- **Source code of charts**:
***

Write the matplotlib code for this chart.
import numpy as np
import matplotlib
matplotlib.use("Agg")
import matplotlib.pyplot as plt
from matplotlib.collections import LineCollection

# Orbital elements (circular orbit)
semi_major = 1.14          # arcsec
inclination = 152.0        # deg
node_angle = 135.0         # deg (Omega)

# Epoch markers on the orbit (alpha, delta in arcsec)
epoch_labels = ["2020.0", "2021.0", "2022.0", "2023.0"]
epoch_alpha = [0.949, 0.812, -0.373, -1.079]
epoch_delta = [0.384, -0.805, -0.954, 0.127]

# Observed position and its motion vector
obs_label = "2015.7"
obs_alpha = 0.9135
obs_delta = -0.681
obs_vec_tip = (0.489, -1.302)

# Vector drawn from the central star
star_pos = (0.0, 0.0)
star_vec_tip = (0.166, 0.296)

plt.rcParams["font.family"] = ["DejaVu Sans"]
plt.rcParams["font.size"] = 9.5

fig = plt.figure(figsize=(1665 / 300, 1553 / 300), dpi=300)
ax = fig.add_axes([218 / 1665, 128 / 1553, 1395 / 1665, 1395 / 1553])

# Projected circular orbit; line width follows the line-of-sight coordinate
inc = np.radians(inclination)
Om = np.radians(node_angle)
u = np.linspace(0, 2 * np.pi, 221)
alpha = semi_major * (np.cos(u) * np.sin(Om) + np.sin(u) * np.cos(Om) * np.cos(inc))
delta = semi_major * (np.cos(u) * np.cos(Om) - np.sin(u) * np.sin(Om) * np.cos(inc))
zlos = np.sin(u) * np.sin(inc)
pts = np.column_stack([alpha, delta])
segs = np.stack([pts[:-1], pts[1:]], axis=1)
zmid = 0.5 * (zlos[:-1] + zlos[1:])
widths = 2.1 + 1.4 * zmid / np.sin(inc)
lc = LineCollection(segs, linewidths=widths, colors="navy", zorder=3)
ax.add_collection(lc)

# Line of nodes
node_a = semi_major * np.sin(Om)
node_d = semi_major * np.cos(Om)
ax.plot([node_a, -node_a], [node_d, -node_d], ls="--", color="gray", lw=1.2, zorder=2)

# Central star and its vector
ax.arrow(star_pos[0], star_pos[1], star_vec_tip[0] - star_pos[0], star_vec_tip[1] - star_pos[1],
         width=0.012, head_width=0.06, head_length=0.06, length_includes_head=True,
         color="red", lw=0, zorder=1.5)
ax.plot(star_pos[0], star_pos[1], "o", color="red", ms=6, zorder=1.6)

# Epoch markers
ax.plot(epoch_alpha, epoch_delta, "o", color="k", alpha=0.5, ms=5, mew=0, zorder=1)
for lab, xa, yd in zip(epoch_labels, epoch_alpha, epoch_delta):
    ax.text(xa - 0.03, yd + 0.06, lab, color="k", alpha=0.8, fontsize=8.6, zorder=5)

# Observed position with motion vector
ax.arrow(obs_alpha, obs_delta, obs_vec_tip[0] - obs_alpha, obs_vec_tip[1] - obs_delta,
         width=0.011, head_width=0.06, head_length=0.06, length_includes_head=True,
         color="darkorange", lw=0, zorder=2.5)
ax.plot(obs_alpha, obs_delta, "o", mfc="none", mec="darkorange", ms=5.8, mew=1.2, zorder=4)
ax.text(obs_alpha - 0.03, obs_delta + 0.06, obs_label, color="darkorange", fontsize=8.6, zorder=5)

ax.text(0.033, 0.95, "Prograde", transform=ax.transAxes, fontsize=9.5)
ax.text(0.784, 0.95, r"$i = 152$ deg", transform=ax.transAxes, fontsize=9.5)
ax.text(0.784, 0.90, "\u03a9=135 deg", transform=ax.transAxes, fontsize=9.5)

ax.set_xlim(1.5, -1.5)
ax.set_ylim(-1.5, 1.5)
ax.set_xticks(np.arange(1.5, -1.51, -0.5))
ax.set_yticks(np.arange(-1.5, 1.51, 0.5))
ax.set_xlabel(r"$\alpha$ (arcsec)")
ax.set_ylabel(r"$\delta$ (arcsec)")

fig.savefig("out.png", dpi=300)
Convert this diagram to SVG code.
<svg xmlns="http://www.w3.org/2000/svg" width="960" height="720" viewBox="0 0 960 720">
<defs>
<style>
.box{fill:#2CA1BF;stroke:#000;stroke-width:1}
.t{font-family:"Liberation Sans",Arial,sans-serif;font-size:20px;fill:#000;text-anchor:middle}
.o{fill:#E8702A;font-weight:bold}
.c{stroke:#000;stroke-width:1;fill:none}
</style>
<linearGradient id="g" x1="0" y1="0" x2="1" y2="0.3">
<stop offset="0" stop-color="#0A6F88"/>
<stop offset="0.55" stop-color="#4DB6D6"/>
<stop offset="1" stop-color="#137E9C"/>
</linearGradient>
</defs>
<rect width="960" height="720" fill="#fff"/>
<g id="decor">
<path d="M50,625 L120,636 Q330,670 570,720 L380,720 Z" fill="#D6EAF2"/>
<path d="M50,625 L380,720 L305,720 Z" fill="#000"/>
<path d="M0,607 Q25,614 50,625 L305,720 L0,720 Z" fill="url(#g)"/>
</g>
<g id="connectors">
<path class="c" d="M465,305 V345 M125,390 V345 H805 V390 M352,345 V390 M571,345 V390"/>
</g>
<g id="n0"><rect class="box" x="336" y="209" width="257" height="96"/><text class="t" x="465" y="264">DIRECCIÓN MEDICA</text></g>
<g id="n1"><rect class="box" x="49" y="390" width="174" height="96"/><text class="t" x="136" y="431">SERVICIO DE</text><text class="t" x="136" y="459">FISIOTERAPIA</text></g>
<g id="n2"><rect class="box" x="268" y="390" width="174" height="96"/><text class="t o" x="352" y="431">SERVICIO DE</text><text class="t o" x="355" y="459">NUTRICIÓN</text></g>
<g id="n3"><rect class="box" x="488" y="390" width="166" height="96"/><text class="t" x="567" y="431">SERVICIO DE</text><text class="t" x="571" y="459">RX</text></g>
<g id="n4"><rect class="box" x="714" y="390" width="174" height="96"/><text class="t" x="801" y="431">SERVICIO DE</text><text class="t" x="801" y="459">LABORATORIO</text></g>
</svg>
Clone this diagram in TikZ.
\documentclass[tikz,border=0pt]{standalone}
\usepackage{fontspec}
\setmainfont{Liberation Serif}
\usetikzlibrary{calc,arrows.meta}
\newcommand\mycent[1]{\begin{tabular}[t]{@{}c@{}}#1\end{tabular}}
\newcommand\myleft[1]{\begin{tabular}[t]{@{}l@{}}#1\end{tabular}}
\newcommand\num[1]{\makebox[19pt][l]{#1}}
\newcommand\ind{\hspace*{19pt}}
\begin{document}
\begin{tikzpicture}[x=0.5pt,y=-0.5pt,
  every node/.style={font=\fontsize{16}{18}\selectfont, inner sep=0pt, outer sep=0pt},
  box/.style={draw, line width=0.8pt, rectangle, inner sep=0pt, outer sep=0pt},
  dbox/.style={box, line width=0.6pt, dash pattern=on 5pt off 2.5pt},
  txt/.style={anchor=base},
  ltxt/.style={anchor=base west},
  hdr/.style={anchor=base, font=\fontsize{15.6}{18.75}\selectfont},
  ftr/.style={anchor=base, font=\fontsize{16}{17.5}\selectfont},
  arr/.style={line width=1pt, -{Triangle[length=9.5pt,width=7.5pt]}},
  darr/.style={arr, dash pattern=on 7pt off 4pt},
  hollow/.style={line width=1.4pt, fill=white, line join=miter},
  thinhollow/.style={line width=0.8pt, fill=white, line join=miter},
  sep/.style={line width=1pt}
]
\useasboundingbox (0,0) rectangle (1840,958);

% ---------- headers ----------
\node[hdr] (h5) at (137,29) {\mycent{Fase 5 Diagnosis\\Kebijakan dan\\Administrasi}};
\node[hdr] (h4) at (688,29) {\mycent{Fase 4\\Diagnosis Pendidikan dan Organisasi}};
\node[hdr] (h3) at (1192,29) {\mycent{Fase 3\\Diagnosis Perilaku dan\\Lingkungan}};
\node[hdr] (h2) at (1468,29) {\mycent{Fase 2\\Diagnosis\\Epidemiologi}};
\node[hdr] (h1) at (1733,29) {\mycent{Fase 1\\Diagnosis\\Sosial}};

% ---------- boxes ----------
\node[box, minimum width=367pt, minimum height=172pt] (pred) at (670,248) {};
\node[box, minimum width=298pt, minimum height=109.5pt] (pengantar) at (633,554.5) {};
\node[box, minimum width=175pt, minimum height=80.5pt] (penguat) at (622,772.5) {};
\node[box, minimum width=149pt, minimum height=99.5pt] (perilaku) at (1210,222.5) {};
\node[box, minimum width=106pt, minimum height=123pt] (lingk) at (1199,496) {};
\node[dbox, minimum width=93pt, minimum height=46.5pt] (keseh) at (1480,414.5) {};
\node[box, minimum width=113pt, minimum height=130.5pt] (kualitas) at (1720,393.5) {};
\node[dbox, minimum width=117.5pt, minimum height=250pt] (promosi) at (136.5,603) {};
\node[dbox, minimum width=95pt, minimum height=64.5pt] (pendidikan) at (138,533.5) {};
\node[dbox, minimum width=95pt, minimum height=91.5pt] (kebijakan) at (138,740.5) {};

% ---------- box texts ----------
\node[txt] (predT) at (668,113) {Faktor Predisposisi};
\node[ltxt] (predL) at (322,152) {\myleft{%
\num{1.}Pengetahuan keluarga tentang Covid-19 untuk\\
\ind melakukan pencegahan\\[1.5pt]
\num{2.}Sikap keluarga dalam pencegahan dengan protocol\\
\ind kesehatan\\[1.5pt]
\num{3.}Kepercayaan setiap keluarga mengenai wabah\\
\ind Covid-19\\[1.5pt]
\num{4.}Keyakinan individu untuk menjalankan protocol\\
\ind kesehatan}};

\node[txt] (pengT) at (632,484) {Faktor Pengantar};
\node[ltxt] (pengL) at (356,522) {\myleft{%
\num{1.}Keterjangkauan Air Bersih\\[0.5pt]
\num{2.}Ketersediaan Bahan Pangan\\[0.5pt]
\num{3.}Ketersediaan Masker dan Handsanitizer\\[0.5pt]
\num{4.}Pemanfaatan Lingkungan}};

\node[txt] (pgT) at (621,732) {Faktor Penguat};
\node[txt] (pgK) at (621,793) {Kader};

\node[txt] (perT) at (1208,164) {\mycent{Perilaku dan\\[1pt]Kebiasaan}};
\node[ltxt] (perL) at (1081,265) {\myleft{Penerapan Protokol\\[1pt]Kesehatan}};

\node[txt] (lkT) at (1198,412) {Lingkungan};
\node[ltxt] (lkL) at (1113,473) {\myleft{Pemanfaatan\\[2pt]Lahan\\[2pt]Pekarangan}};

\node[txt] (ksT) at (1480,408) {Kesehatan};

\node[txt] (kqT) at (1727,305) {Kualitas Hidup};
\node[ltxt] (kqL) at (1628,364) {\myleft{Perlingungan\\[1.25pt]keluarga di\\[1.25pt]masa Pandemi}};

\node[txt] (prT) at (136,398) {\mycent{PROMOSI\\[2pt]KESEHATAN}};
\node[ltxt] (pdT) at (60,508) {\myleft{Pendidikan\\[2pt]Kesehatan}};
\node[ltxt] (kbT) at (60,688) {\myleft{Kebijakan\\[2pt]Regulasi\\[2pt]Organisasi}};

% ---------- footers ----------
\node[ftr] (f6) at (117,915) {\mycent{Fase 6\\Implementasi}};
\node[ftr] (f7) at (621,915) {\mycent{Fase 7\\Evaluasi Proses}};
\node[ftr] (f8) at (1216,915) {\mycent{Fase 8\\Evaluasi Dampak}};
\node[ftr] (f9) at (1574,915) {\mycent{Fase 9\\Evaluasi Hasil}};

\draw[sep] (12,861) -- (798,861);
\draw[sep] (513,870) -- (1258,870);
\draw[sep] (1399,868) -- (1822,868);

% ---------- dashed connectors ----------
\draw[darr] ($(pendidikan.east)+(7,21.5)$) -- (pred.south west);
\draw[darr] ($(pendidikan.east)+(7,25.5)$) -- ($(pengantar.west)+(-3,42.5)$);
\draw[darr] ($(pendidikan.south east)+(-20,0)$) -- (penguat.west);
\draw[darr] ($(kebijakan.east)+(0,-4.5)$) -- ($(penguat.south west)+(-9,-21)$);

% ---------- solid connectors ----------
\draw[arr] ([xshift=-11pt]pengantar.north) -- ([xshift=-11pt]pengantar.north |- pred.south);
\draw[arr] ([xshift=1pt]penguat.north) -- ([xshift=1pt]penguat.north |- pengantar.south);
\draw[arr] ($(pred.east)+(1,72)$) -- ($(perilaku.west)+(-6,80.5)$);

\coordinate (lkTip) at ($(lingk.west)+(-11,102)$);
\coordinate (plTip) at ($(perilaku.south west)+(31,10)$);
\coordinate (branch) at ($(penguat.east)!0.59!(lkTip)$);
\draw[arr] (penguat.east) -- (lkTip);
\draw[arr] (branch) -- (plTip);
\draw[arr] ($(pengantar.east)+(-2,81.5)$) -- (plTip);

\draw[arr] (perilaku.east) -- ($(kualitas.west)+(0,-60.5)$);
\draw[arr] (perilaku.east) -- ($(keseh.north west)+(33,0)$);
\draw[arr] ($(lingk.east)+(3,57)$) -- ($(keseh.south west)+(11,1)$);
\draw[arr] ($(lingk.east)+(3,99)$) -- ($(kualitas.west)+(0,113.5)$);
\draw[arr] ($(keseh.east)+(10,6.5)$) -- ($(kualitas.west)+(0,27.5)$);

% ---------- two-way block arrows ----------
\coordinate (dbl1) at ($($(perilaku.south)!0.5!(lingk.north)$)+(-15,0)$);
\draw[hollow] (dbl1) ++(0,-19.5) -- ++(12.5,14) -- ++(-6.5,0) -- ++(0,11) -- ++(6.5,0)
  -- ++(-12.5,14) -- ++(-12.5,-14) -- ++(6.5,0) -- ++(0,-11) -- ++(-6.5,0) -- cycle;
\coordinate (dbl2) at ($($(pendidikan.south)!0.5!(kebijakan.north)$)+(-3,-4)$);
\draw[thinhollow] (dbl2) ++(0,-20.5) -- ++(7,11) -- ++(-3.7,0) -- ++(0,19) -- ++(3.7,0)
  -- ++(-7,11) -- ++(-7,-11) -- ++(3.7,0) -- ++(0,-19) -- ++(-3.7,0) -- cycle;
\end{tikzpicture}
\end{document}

***

- **Task directions**: From the first line of the data through the line with "star_vec_tip = (0.166, 0.296)", quote each line exactly and add nothing else.

- **Result of the task**:
Write the matplotlib code for this chart.
import numpy as np
import matplotlib
matplotlib.use("Agg")
import matplotlib.pyplot as plt
from matplotlib.collections import LineCollection

# Orbital elements (circular orbit)
semi_major = 1.14          # arcsec
inclination = 152.0        # deg
node_angle = 135.0         # deg (Omega)

# Epoch markers on the orbit (alpha, delta in arcsec)
epoch_labels = ["2020.0", "2021.0", "2022.0", "2023.0"]
epoch_alpha = [0.949, 0.812, -0.373, -1.079]
epoch_delta = [0.384, -0.805, -0.954, 0.127]

# Observed position and its motion vector
obs_label = "2015.7"
obs_alpha = 0.9135
obs_delta = -0.681
obs_vec_tip = (0.489, -1.302)

# Vector drawn from the central star
star_pos = (0.0, 0.0)
star_vec_tip = (0.166, 0.296)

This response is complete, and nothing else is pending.